Apparently a lot has happened since my last post.

The stock, credit and housing markets have been in shambles; the price of oil has now fallen over 50% from its record highs set this past July; and the price of gasoline has dropped well below the psychologically important $3 mark.

As of this afternoon, the national average price of a gallon of regular unleaded gasoline stood at $2.88, which is about 30% below this summer’s peak prices.  Over the past month alone, the price of gas has fallen nearly 23%.  Additionally, the price of gasoline is now only 7% higher than what it was at this point last year.
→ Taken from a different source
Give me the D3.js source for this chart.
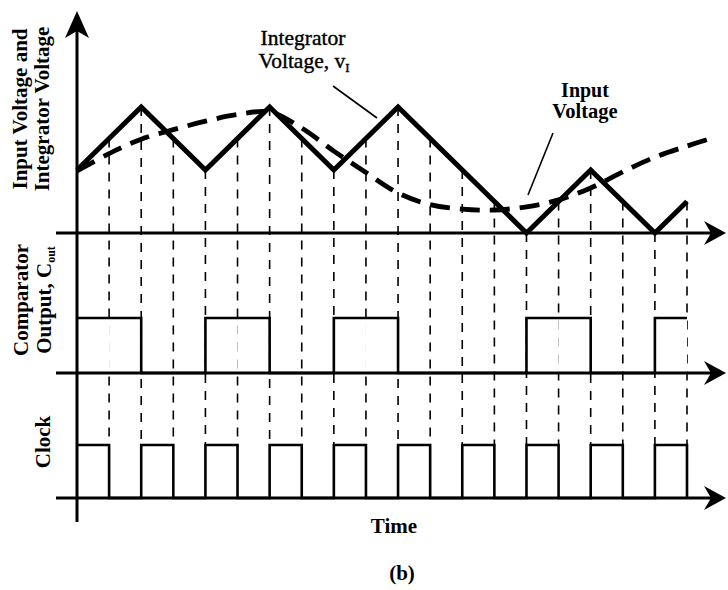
<!DOCTYPE html>
<html>
<head>
<meta charset="utf-8">
<script src="https://d3js.org/d3.v7.min.js"></script>
<style>
  body { margin: 0; background: #fff; }
  text { font-family: "Liberation Serif", "Times New Roman", serif; fill: #000; }
</style>
</head>
<body>
<div id="chart"></div>
<script>

// clock edges (time index) where the dashed guide lines are drawn
var gridTimes = [1, 2, 3, 4, 5, 6, 7, 8, 9, 10, 11, 12, 13, 14, 15, 16, 17, 18, 19];

// integrator voltage: corners of the triangle wave
var integratorTime  = [0, 2, 4, 6, 8, 10, 14, 16, 18, 19];
var integratorValue = [2, 4, 2, 4, 2, 4, 0, 2, 0, 1];

// input voltage
var inputTime  = [0, 1, 2, 3, 4, 5, 6, 7, 8, 9, 10, 11, 12, 13, 14, 15, 16, 17, 18, 19, 19.8];
var inputValue = [1.97, 2.52, 2.98, 3.28, 3.55, 3.76, 3.84, 3.33, 2.6, 1.92, 1.27, 0.9, 0.76, 0.73, 0.83, 1.05, 1.43, 1.94, 2.41, 2.76, 3.02];

// comparator output and clock, level per clock interval (k .. k+1)
var compLevel  = [1, 1, 0, 0, 1, 1, 0, 0, 1, 1, 0, 0, 0, 0, 1, 1, 0, 0, 1];
var clockLevel = [1, 0, 1, 0, 1, 0, 1, 0, 1, 0, 1, 0, 1, 0, 1, 0, 1, 0, 1];

var width = 728, height = 590;

var svg = d3.select("#chart")
  .append("svg")
    .attr("width", width)
    .attr("height", height);

var x = d3.scaleLinear().domain([0, 19]).range([77, 687]);
var yTop = d3.scaleLinear().domain([0, 4]).range([233, 107]);
var yComp = d3.scaleLinear().domain([0, 1]).range([373, 318]);
var yClock = d3.scaleLinear().domain([0, 1]).range([498, 445]);

// integrator value at any time (piecewise linear through the corners)
var vInt = d3.scaleLinear().domain(integratorTime).range(integratorValue);

// dashed guide lines
svg.selectAll("line.grid")
  .data(gridTimes)
  .enter()
  .append("line")
    .attr("class", "grid")
    .attr("x1", function(d) { return x(d); })
    .attr("x2", function(d) { return x(d); })
    .attr("y1", function(d) { return yTop(vInt(d)); })
    .attr("y2", yClock(1))
    .attr("stroke", "#000")
    .attr("stroke-width", 1.6)
    .attr("stroke-dasharray", "9,8");

// guide lines are hidden inside the comparator pulses
svg.selectAll("rect.mask")
  .data(compLevel.map(function(l, i) { return {t: i, l: l}; }).filter(function(d) { return d.l == 1; }))
  .enter()
  .append("rect")
    .attr("x", function(d) { return x(d.t); })
    .attr("width", function(d) { return x(d.t + 1) - x(d.t); })
    .attr("y", yComp(1))
    .attr("height", yComp(0) - yComp(1))
    .attr("fill", "#fff");

// step signals
function stepPoints(levels, endLevel) {
  var pts = levels.map(function(l, i) { return [i, l]; });
  pts.push([levels.length, endLevel]);
  return pts;
}

svg.append("path")
  .datum(stepPoints(compLevel, 1))
  .attr("d", d3.line().curve(d3.curveStepAfter)
    .x(function(d) { return x(d[0]); })
    .y(function(d) { return yComp(d[1]); }))
  .attr("fill", "none")
  .attr("stroke", "#000")
  .attr("stroke-width", 2.6);

svg.append("path")
  .datum(stepPoints(clockLevel, 0))
  .attr("d", d3.line().curve(d3.curveStepAfter)
    .x(function(d) { return x(d[0]); })
    .y(function(d) { return yClock(d[1]); }))
  .attr("fill", "none")
  .attr("stroke", "#000")
  .attr("stroke-width", 2.6);

// input voltage (dashed curve)
svg.append("path")
  .datum(inputTime.map(function(t, i) { return [t, inputValue[i]]; }))
  .attr("d", d3.line().curve(d3.curveCatmullRom)
    .x(function(d) { return x(d[0]); })
    .y(function(d) { return yTop(d[1]); }))
  .attr("fill", "none")
  .attr("stroke", "#000")
  .attr("stroke-width", 4.8)
  .attr("stroke-dasharray", "20,10");

// integrator voltage
svg.append("path")
  .datum(integratorTime.map(function(t, i) { return [t, integratorValue[i]]; }))
  .attr("d", d3.line()
    .x(function(d) { return x(d[0]); })
    .y(function(d) { return yTop(d[1]); }))
  .attr("fill", "none")
  .attr("stroke", "#000")
  .attr("stroke-width", 5)
  .attr("stroke-linejoin", "miter");

// axes
var axisLeft = 56, arrowTip = 726;
[yTop(0), yComp(0), yClock(0)].forEach(function(y0) {
  svg.append("line")
    .attr("x1", axisLeft).attr("x2", arrowTip - 12)
    .attr("y1", y0).attr("y2", y0)
    .attr("stroke", "#000").attr("stroke-width", 3);
  svg.append("path")
    .attr("d", "M" + arrowTip + "," + y0 + " L" + (arrowTip - 22) + "," + (y0 - 12) +
               " L" + (arrowTip - 15) + "," + y0 + " L" + (arrowTip - 22) + "," + (y0 + 12) + " Z")
    .attr("fill", "#000");
});

svg.append("line")
  .attr("x1", x(0)).attr("x2", x(0))
  .attr("y1", 28).attr("y2", 522)
  .attr("stroke", "#000").attr("stroke-width", 3);
svg.append("path")
  .attr("d", "M" + x(0) + ",11 L" + (x(0) - 12) + ",38 L" + x(0) + ",31 L" + (x(0) + 12) + ",38 Z")
  .attr("fill", "#000");

// axis titles (rotated)
function rotatedLabel(cy, lines) {
  var g = svg.append("g").attr("transform", "translate(0," + cy + ") rotate(-90)");
  lines.forEach(function(l) {
    var t = g.append("text")
      .attr("x", 0)
      .attr("y", l.base)
      .attr("text-anchor", "middle")
      .style("font-size", "21px")
      .style("font-weight", "bold");
    t.append("tspan").text(l.text);
    if (l.sub) {
      t.append("tspan").attr("dy", 4).style("font-size", "12px").text(l.sub);
    }
  });
}
rotatedLabel(109, [{text: "Input Voltage and", base: 27}, {text: "Integrator Voltage", base: 49}]);
rotatedLabel(300, [{text: "Comparator", base: 28}, {text: "Output, C", sub: "out", base: 51}]);
rotatedLabel(442, [{text: "Clock", base: 50}]);

// annotations
svg.append("text").attr("x", 303).attr("y", 45).attr("text-anchor", "middle")
  .style("font-size", "21.5px").attr("stroke", "#000").attr("stroke-width", 0.4)
  .text("Integrator");
var iv = svg.append("text").attr("x", 304).attr("y", 68).attr("text-anchor", "middle")
  .style("font-size", "21.5px").attr("stroke", "#000").attr("stroke-width", 0.4);
iv.append("tspan").text("Voltage, v");
iv.append("tspan").attr("dy", 4).style("font-size", "13px").text("I");
svg.append("line").attr("x1", 333).attr("y1", 86).attr("x2", 377).attr("y2", 118)
  .attr("stroke", "#000").attr("stroke-width", 1.6);

svg.append("text").attr("x", 585).attr("y", 97).attr("text-anchor", "middle")
  .style("font-size", "20px").style("font-weight", "bold").text("Input");
svg.append("text").attr("x", 585).attr("y", 118).attr("text-anchor", "middle")
  .style("font-size", "20.5px").style("font-weight", "bold").text("Voltage");
svg.append("line").attr("x1", 553).attr("y1", 133).attr("x2", 528).attr("y2", 195)
  .attr("stroke", "#000").attr("stroke-width", 1.6);

svg.append("text").attr("x", 394).attr("y", 533).attr("text-anchor", "middle")
  .style("font-size", "21px").style("font-weight", "bold").text("Time");
svg.append("text").attr("x", 402).attr("y", 580).attr("text-anchor", "middle")
  .style("font-size", "21px").style("font-weight", "bold").text("(b)");

</script>
</body>
</html>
Currently every state is reporting an average price below $4 per gallon, and there are only 13 states with average prices above $3 per gallon.  Hawaii has the highest state-wide average price at $3.77 per gallon, while Oklahoma has the lowest state-wide average price at $2.40 per gallon.

Unfortunately, this record price decline might be nearing an end.  The Organization of Petroleum Exporting Countries (OPEC) will be holding a meeting this coming Friday to discuss massive production cuts in order to protect oil prices.  It is widely speculated that OPEC will announce daily production cuts of between 1.5 million and 2 million barrels.

Given the world’s current economic state, it is very doubtful that this production cut will cause oil prices – and subsequently gasoline prices – to shoot back up towards their record highs.  However, it’s not unreasonable to expect prices to, at the very least, stay at their current levels or rise slightly.